Matter of Abdiyev v Eagle Container Corp. |
2020 NY Slip Op 01879 [181 AD3d 1132] |
March 16, 2020 |
Appellate Division, Third Department |
Published by New York State Law Reporting Bureau pursuant to Judiciary Law § 431. |
In the Matter of the Claim of David Abdiyev,
Appellant, v Eagle Container Corp. et al., Respondents. Workers' Compensation Board, Respondent. |
John F. Clennan, Ronkonkoma, for appellant.
Tanisha S. Edwards, State Insurance Fund, New York City (Mark A. Kenyon of counsel), for Eagle Container Corp. and another, respondents.
Letitia James, Attorney General, New York City (Steven Segall of counsel), for Workers' Compensation Board, respondent.
Clark, J. Appeal from a decision of the Workers' Compensation Board, filed October 26, 2018, which ruled, among other things, that claimant failed to comply with 12 NYCRR 300.13 (b) (4) (v) and denied review of a decision by the Workers' Compensation Law Judge.
Claimant applied for workers' compensation benefits in November 2017, alleging that he suffered injuries to the bilateral shoulders, left elbow, left hand, bilateral knees, left hip, neck, head and back due to a work-related accident.

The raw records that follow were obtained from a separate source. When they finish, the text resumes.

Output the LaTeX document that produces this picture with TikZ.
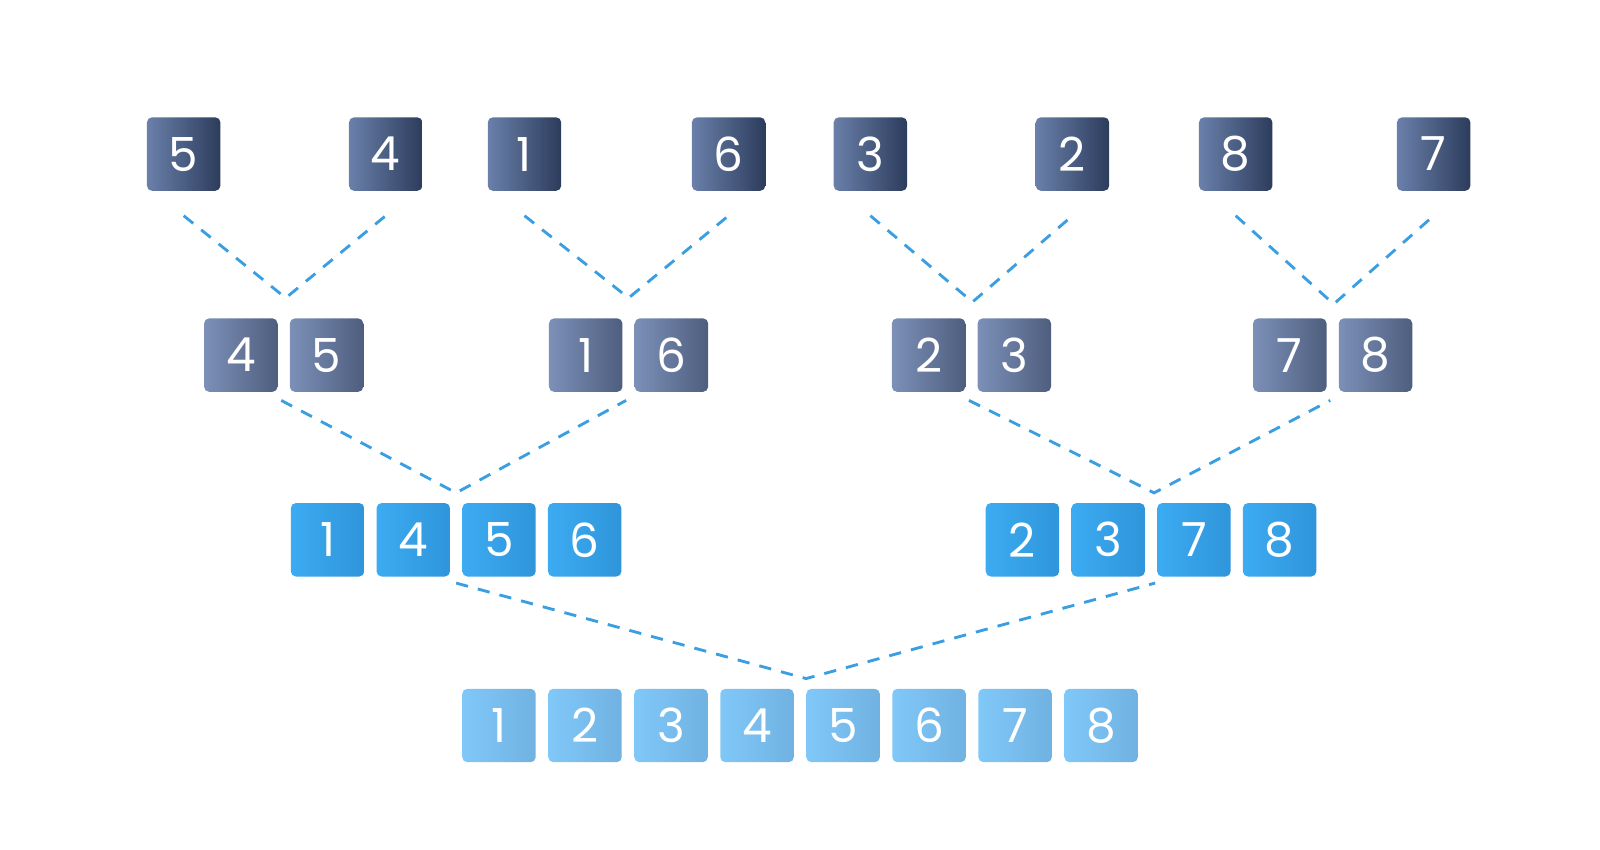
\documentclass[tikz,border=0pt]{standalone}
\usepackage{fontspec}
\setmainfont{Poppins}
\begin{document}
\begin{tikzpicture}[x=0.5pt,y=-0.5pt,
  box/.style={minimum size=36pt,inner sep=0pt,rounded corners=2.5pt,font=\fontsize{23}{23}\selectfont,text=white},
  lvA/.style={box,left color=dA1,right color=dA2},
  lvB/.style={box,left color=dB1,right color=dB2},
  lvC/.style={box,left color=dC1,right color=dC2},
  lvD/.style={box,left color=dD1,right color=dD2},
  link/.style={draw=lnk,line width=1.4pt,dash pattern=on 6pt off 5pt}]
\definecolor{dA1}{HTML}{6A80AA}\definecolor{dA2}{HTML}{2C3C5C}
\definecolor{dB1}{HTML}{7C90B8}\definecolor{dB2}{HTML}{4E5E7E}
\definecolor{dC1}{HTML}{3CABF2}\definecolor{dC2}{HTML}{2F95DA}
\definecolor{dD1}{HTML}{80C8F8}\definecolor{dD2}{HTML}{70B2E2}
\definecolor{lnk}{HTML}{3A9EE2}
\useasboundingbox (0,0) rectangle (1568,833);
% top
\foreach \x/\t/\n in {180/5/a1,378/4/a2,514/1/a3,714/6/a4,853/3/a5,1051/2/a6,1211/8/a7,1405/7/a8}
  \node[lvA] (\n) at (\x,151) {\t};
\foreach \x/\t/\n in {236/4/b1,320/5/b2,574/1/b3,658/6/b4,910/2/b5,994/3/b6,1264/7/b7,1348/8/b8}
  \node[lvB] (\n) at (\x,348) {\t};
\foreach \x/\t/\n in {321/1/c1,405/4/c2,489/5/c3,573/6/c4,1002/2/c5,1086/3/c6,1170/7/c7,1254/8/c8}
  \node[lvC] (\n) at (\x,529) {\t};
\foreach \i in {1,...,8}
  \node[lvD] (d\i) at ({489+84.3*(\i-1)},711) {\i};
% merge points
\coordinate (m1) at (280,292); \coordinate (m2) at (616,292);
\coordinate (m3) at (953,296); \coordinate (m4) at (1307,298);
\coordinate (n1) at (447,483); \coordinate (n2) at (1131,483);
\coordinate (p1) at (790,665);
\draw[link] ([yshift=-12pt]a1.south) -- (m1) -- ([yshift=-12pt]a2.south);
\draw[link] ([yshift=-12pt]a3.south) -- (m2) -- ([yshift=-12pt]a4.south);
\draw[link] ([yshift=-12pt]a5.south) -- (m3) -- ([yshift=-12pt]a6.south);
\draw[link] ([yshift=-12pt]a7.south) -- (m4) -- ([yshift=-12pt]a8.south);
\draw[link] ([xshift=-4pt,yshift=-4pt]b2.south west) -- (n1) -- ([xshift=-4pt,yshift=-4pt]b4.south west);
\draw[link] ([xshift=-4pt,yshift=-4pt]b6.south west) -- (n2) -- ([xshift=-4pt,yshift=-4pt]b8.south west);
\draw[link] ([xshift=-21pt,yshift=-3pt]c3.south) -- (p1) -- ([xshift=-19pt,yshift=-3pt]c7.south);
\end{tikzpicture}
\end{document}
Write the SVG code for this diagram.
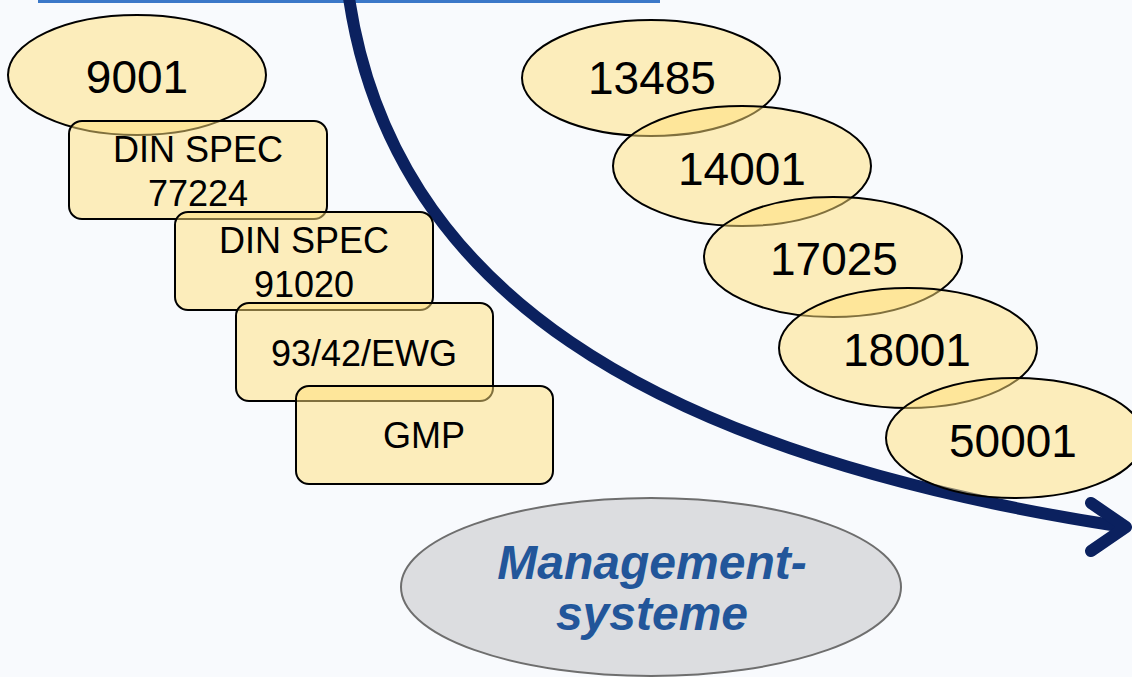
<svg xmlns="http://www.w3.org/2000/svg" width="1132" height="677" viewBox="0 0 1132 677">
  <style>
    .std { fill: #FFDF7A; fill-opacity: 0.5; stroke: #000; stroke-width: 2; }
    .lbl { font-family: "Liberation Sans", Arial, sans-serif; fill: #000; text-anchor: middle; }
    .big { font-size: 46px; }
    .small { font-size: 36px; }
    .ms { font-family: "Liberation Sans", Arial, sans-serif; font-size: 48px; font-weight: bold; font-style: italic; fill: #22569A; text-anchor: middle; }
  </style>
  <rect x="0" y="0" width="1132" height="677" fill="#F8FAFD"/>
  <rect x="38" y="0" width="622" height="3" fill="#3B78C8"/>

  <g id="connectors">
    <path d="M349,-2 C392,285 640,452 1118,526" fill="none" stroke="#0B215F" stroke-width="12"/>
    <path d="M1091,503 L1126,527 L1091,551" fill="none" stroke="#0B215F" stroke-width="12" stroke-linecap="round" stroke-linejoin="round"/>
  </g>

  <g id="n9001">
    <ellipse class="std" cx="137" cy="75" rx="129" ry="60"/>
    <text class="lbl big" x="137" y="93">9001</text>
  </g>
  <g id="din77224">
    <rect class="std" x="69" y="121" width="258" height="98" rx="13"/>
    <text class="lbl small" x="198" y="162">DIN SPEC</text>
    <text class="lbl small" x="198" y="206">77224</text>
  </g>
  <g id="din91020">
    <rect class="std" x="175" y="212" width="258" height="98" rx="13"/>
    <text class="lbl small" x="304" y="253">DIN SPEC</text>
    <text class="lbl small" x="304" y="297">91020</text>
  </g>
  <g id="ewg">
    <rect class="std" x="236" y="303" width="257" height="98" rx="13"/>
    <text class="lbl small" x="364" y="366">93/42/EWG</text>
  </g>
  <g id="gmp">
    <rect class="std" x="296" y="386" width="257" height="98" rx="13"/>
    <text class="lbl small" x="424" y="448">GMP</text>
  </g>

  <g id="n13485">
    <ellipse class="std" cx="651" cy="78" rx="129" ry="58"/>
    <text class="lbl big" x="652" y="94">13485</text>
  </g>
  <g id="n14001">
    <ellipse class="std" cx="742" cy="166" rx="129" ry="60"/>
    <text class="lbl big" x="742" y="185">14001</text>
  </g>
  <g id="n17025">
    <ellipse class="std" cx="833" cy="257" rx="129" ry="60"/>
    <text class="lbl big" x="834" y="275">17025</text>
  </g>
  <g id="n18001">
    <ellipse class="std" cx="908" cy="348" rx="129" ry="60"/>
    <text class="lbl big" x="907" y="366">18001</text>
  </g>
  <g id="n50001">
    <ellipse class="std" cx="1015" cy="438" rx="129" ry="60"/>
    <text class="lbl big" x="1013" y="457">50001</text>
  </g>

  <g id="management">
    <ellipse cx="651" cy="587" rx="250" ry="89" fill="#DCDDE0" stroke="#6E6E6E" stroke-width="2"/>
    <text class="ms" x="652" y="579">Management-</text>
    <text class="ms" x="652" y="630">systeme</text>
  </g>
</svg>
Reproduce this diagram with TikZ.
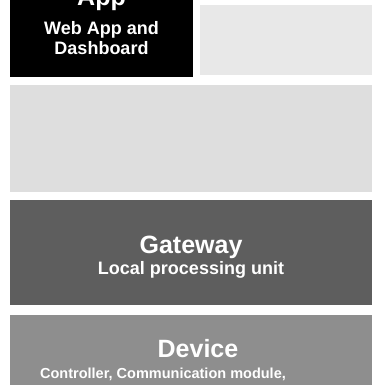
\documentclass[tikz,border=0pt]{standalone}
\usepackage{fontspec}
\setmainfont{Liberation Sans}
\definecolor{gwgray}{HTML}{5E5E5E}
\definecolor{devgray}{HTML}{8E8E8E}
\definecolor{lightA}{HTML}{E8E8E8}
\definecolor{lightB}{HTML}{DEDEDE}
\begin{document}
\begin{tikzpicture}[x=1pt,y=-1pt,
  layer/.style={draw=none,inner sep=0pt,outer sep=0pt},
  ttl/.style={text=white,font=\bfseries\fontsize{25}{28}\selectfont,anchor=base,inner sep=0pt},
  sub/.style={text=white,font=\bfseries\fontsize{18}{20}\selectfont,anchor=base,inner sep=0pt},
  subsm/.style={text=white,font=\bfseries\fontsize{14.5}{17}\selectfont,anchor=base,inner sep=0pt}]
\useasboundingbox (0,0) rectangle (375,385);
\clip (0,0) rectangle (375,385);
% boxes
\node[layer,fill=black,minimum width=183pt,minimum height=107pt] (app) at (101.5,23.5) {};
\node[layer,fill=lightA,minimum width=172pt,minimum height=70pt] (cloud) at (286,40) {};
\node[layer,fill=lightB,minimum width=362pt,minimum height=107pt] (mid) at (191,138.5) {};
\node[layer,fill=gwgray,minimum width=362pt,minimum height=105pt] (gw) at (191,252.5) {};
\node[layer,fill=devgray,minimum width=362pt,minimum height=110pt] (dev) at (191,370) {};
% texts
\node[ttl] (apptitle) at (101.5,6) {App};
\node[sub] (appsub1) at (101.5,35) {Web App and};
\node[sub] (appsub2) at (101.5,55) {Dashboard};
\node[ttl] (gwtitle) at (191,253) {Gateway};
\node[sub] (gwsub) at (191,274) {Local processing unit};
\node[ttl] (devtitle) at (198,357) {Device};
\node[subsm] (devsub) at (163,378) {Controller, Communication module,};
\end{tikzpicture}
\end{document}
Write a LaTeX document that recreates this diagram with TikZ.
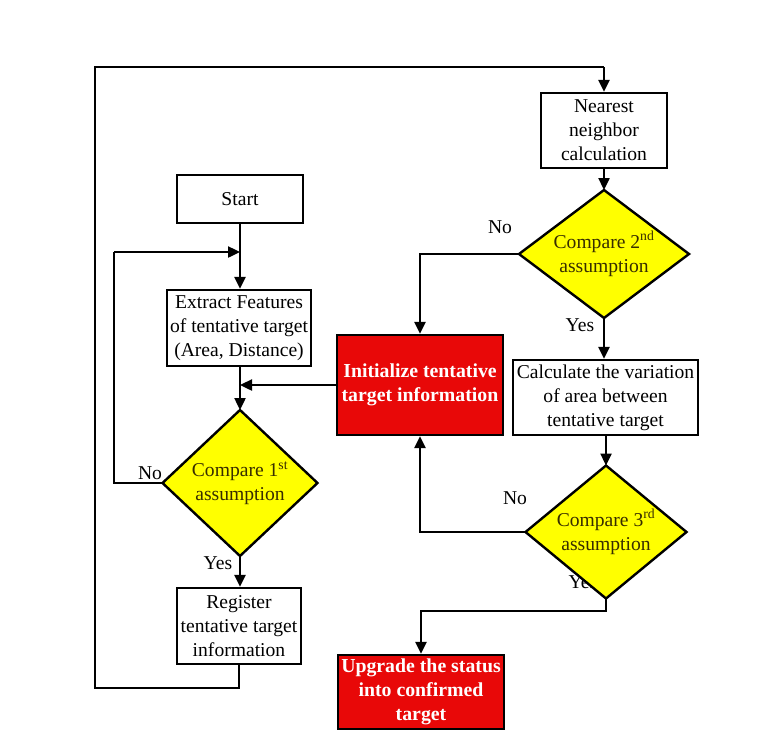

A Workers' Compensation Law Judge (hereinafter WCLJ) disallowed the claim, and claimant filed an application with the Workers' Compensation Board seeking administrative review of the WCLJ's decision. The Board denied the application for review, finding that claimant had failed to interpose an objection to the WCLJ's decision on the record at the hearing pursuant to 12 NYCRR 300.13 (b) (4) (v). Claimant appeals.
We affirm. "[T]he Board 'may adopt reasonable rules consistent with and supplemental to the provisions of [the Workers' Compensation Law],' and the Chair of the Board 'may make reasonable regulations consistent with the provisions of [the Workers' Compensation Law]' " (Matter of Johnson v All Town Cent. Transp. Corp., 165 AD3d 1574, 1574 [2018], quoting Workers' Compensation Law § 117 [1]; accord Matter of Perry v Main Bros Oil Co., 174 AD3d 1257, 1258 [2019]). Pursuant to the Board's regulations, "[t]he application for administrative review . . . shall specify the issues and grounds for the appeal" (12 NYCRR 300.13 [b] [2] [i]) and "shall specify the objection or exception that was interposed to the [WCLJ's] ruling, and when the objection or exception was interposed" (12 NYCRR 300.13 [b] [2] [ii]). The regulations further provide that the Board may deny an application for review "where the appellant did not interpose a specific objection or exception to a ruling or award by a [WCLJ]" (12 NYCRR 300.13 [b] [4] [v]).
Contrary to claimant's contention, 12 NYCRR 300.13 (b) (4) (v) is not inconsistent with Workers' Compensation Law § 23. Although Workers' Compensation Law § 23 provides that "[i]t shall not be necessary to file exceptions to the rulings of the [B]oard," the provision relates to the necessity of filing exceptions to Board rulings prior to the taking of appeals of Board decisions to this Court and the Court of Appeals, not for applying to the Board for review of a WCLJ decision. We note that, when outlining the parameters of applying for review of a WCLJ decision by the Board, the statute does not expressly relieve applicants from raising exceptions or objections to the WCLJ's rulings (see Workers' Compensation Law § 23). As such, we cannot say that the regulation at issue is inconsistent with the provisions of Workers' Compensation Law § 23 (see Workers' Compensation Law § 117 [1]).
The record reflects that, at the conclusion of a hearing held on June 6, 2018, the WCLJ disallowed the claim, finding that claimant's testimony concerning the alleged workplace accident was not credible and the medical evidence did not support the claim for benefits. Claimant's attorney did not raise any objection or interpose any exception to the WCLJ's decision. Under these circumstances, the Board did not abuse its discretion in declining to review the WCLJ's decision based upon claimant's failure to interpose a specific objection or exception at the hearing, as required (see 12 NYCRR 300.13 [b] [4] [v] [a]; Matter of Bruscino v Verizon, N.Y., 178 AD3d 1272, 1273 [2019]; Matter of Markolovic v MTA Bus Eastchester Depot, 174 AD3d 1271, 1273 [2019]; Matter of Sweeney v Air Stream A.C. Co., 167 AD3d 1222, 1222-1223 [2018], lv denied 33 NY3d 903 [2019]).
Egan Jr., J.P., Aarons, Pritzker and Reynolds Fitzgerald, JJ., concur. Ordered that the decision is affirmed, without costs.